═══ PROVIDED MATERIAL

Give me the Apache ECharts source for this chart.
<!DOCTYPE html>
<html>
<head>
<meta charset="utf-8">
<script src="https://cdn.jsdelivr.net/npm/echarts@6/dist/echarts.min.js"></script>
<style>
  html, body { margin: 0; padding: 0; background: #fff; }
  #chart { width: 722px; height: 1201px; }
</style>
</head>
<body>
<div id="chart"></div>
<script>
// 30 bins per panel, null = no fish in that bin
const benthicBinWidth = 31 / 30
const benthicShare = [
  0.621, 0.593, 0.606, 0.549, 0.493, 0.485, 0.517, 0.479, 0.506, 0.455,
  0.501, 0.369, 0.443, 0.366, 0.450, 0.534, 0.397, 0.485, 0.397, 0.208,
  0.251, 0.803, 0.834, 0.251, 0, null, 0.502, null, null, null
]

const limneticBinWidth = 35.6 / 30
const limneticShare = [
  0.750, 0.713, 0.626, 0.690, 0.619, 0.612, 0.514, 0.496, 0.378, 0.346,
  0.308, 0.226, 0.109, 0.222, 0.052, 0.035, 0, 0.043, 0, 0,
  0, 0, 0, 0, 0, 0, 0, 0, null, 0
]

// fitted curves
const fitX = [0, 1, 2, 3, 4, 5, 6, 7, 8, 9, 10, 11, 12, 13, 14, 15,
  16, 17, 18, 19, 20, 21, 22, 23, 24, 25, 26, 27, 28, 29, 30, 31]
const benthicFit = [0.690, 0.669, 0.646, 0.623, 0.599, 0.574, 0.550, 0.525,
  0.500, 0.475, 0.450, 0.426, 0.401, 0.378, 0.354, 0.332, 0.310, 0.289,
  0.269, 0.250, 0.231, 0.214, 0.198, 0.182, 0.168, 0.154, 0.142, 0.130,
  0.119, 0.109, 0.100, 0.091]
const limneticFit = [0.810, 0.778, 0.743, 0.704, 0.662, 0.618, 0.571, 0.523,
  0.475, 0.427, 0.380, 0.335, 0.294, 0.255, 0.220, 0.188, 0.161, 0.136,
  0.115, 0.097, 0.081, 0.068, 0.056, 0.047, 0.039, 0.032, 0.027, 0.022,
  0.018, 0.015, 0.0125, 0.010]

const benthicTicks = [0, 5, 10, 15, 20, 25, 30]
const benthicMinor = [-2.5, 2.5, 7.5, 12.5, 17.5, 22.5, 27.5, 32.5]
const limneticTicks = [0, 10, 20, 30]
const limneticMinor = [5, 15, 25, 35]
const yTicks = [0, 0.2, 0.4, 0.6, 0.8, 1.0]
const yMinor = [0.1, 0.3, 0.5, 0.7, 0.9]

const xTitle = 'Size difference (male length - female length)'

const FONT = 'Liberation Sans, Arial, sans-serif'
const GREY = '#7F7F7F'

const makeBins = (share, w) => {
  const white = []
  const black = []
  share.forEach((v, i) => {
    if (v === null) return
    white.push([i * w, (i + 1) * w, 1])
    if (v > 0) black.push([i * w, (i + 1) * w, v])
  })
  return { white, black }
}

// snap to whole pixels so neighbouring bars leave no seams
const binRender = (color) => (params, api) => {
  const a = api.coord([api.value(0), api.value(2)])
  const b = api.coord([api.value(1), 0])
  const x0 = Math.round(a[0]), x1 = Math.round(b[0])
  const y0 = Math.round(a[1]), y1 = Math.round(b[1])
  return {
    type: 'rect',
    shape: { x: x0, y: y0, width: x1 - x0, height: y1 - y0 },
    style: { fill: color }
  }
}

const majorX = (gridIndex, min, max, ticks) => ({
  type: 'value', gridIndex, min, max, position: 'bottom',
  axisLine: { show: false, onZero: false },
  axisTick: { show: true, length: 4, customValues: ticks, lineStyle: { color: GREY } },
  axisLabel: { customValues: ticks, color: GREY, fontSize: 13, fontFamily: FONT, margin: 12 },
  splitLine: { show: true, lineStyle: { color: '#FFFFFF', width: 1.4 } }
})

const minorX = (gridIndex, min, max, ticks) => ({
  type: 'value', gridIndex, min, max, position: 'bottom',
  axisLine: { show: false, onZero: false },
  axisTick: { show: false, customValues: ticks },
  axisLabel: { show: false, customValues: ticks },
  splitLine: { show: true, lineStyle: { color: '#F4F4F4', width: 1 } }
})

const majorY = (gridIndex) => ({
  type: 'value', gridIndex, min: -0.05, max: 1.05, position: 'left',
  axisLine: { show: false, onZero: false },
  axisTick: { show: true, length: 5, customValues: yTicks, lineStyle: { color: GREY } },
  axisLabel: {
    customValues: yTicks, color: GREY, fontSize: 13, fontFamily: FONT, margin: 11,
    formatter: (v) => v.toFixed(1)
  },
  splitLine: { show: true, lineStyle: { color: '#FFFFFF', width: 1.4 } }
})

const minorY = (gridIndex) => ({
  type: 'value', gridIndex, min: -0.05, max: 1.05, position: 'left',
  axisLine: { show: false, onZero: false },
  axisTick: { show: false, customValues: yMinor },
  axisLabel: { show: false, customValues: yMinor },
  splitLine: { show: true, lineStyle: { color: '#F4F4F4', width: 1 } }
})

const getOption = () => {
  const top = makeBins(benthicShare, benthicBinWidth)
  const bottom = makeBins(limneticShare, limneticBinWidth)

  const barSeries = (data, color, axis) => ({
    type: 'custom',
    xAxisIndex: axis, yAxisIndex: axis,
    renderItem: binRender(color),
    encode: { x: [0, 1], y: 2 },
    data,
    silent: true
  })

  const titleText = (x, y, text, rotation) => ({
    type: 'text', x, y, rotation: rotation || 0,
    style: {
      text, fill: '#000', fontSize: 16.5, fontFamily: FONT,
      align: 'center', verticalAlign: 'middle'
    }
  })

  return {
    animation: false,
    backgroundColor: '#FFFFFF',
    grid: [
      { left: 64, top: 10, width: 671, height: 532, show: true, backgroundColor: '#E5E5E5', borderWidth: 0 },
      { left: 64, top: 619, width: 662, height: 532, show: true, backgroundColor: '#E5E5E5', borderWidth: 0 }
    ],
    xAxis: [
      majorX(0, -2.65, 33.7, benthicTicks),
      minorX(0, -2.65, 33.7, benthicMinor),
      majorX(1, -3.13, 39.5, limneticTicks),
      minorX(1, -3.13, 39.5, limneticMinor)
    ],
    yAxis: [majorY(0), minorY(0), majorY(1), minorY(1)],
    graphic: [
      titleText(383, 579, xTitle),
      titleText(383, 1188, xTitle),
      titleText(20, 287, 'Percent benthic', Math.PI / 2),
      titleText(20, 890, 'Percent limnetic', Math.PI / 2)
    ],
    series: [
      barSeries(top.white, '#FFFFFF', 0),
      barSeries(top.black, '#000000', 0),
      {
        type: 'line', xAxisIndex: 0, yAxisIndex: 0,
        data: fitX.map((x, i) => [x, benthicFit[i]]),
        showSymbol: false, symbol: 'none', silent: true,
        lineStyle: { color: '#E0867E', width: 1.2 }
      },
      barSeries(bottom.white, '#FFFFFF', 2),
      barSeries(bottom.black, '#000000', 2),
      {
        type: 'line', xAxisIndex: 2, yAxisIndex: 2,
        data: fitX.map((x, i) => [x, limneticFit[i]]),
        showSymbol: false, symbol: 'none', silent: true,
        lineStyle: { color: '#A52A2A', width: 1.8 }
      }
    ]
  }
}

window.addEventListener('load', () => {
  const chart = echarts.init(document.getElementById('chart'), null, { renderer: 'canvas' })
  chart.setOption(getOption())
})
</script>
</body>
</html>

══════

WHAT IS ASKED. Without changing anything, quote the lines from the top of the data to the line that contains "const GREY = '#7F7F7F'", including that line.

FULL OUTPUT.
Give me the Apache ECharts source for this chart.
<!DOCTYPE html>
<html>
<head>
<meta charset="utf-8">
<script src="https://cdn.jsdelivr.net/npm/echarts@6/dist/echarts.min.js"></script>
<style>
  html, body { margin: 0; padding: 0; background: #fff; }
  #chart { width: 722px; height: 1201px; }
</style>
</head>
<body>
<div id="chart"></div>
<script>
// 30 bins per panel, null = no fish in that bin
const benthicBinWidth = 31 / 30
const benthicShare = [
  0.621, 0.593, 0.606, 0.549, 0.493, 0.485, 0.517, 0.479, 0.506, 0.455,
  0.501, 0.369, 0.443, 0.366, 0.450, 0.534, 0.397, 0.485, 0.397, 0.208,
  0.251, 0.803, 0.834, 0.251, 0, null, 0.502, null, null, null
]

const limneticBinWidth = 35.6 / 30
const limneticShare = [
  0.750, 0.713, 0.626, 0.690, 0.619, 0.612, 0.514, 0.496, 0.378, 0.346,
  0.308, 0.226, 0.109, 0.222, 0.052, 0.035, 0, 0.043, 0, 0,
  0, 0, 0, 0, 0, 0, 0, 0, null, 0
]

// fitted curves
const fitX = [0, 1, 2, 3, 4, 5, 6, 7, 8, 9, 10, 11, 12, 13, 14, 15,
  16, 17, 18, 19, 20, 21, 22, 23, 24, 25, 26, 27, 28, 29, 30, 31]
const benthicFit = [0.690, 0.669, 0.646, 0.623, 0.599, 0.574, 0.550, 0.525,
  0.500, 0.475, 0.450, 0.426, 0.401, 0.378, 0.354, 0.332, 0.310, 0.289,
  0.269, 0.250, 0.231, 0.214, 0.198, 0.182, 0.168, 0.154, 0.142, 0.130,
  0.119, 0.109, 0.100, 0.091]
const limneticFit = [0.810, 0.778, 0.743, 0.704, 0.662, 0.618, 0.571, 0.523,
  0.475, 0.427, 0.380, 0.335, 0.294, 0.255, 0.220, 0.188, 0.161, 0.136,
  0.115, 0.097, 0.081, 0.068, 0.056, 0.047, 0.039, 0.032, 0.027, 0.022,
  0.018, 0.015, 0.0125, 0.010]

const benthicTicks = [0, 5, 10, 15, 20, 25, 30]
const benthicMinor = [-2.5, 2.5, 7.5, 12.5, 17.5, 22.5, 27.5, 32.5]
const limneticTicks = [0, 10, 20, 30]
const limneticMinor = [5, 15, 25, 35]
const yTicks = [0, 0.2, 0.4, 0.6, 0.8, 1.0]
const yMinor = [0.1, 0.3, 0.5, 0.7, 0.9]

const xTitle = 'Size difference (male length - female length)'

const FONT = 'Liberation Sans, Arial, sans-serif'
const GREY = '#7F7F7F'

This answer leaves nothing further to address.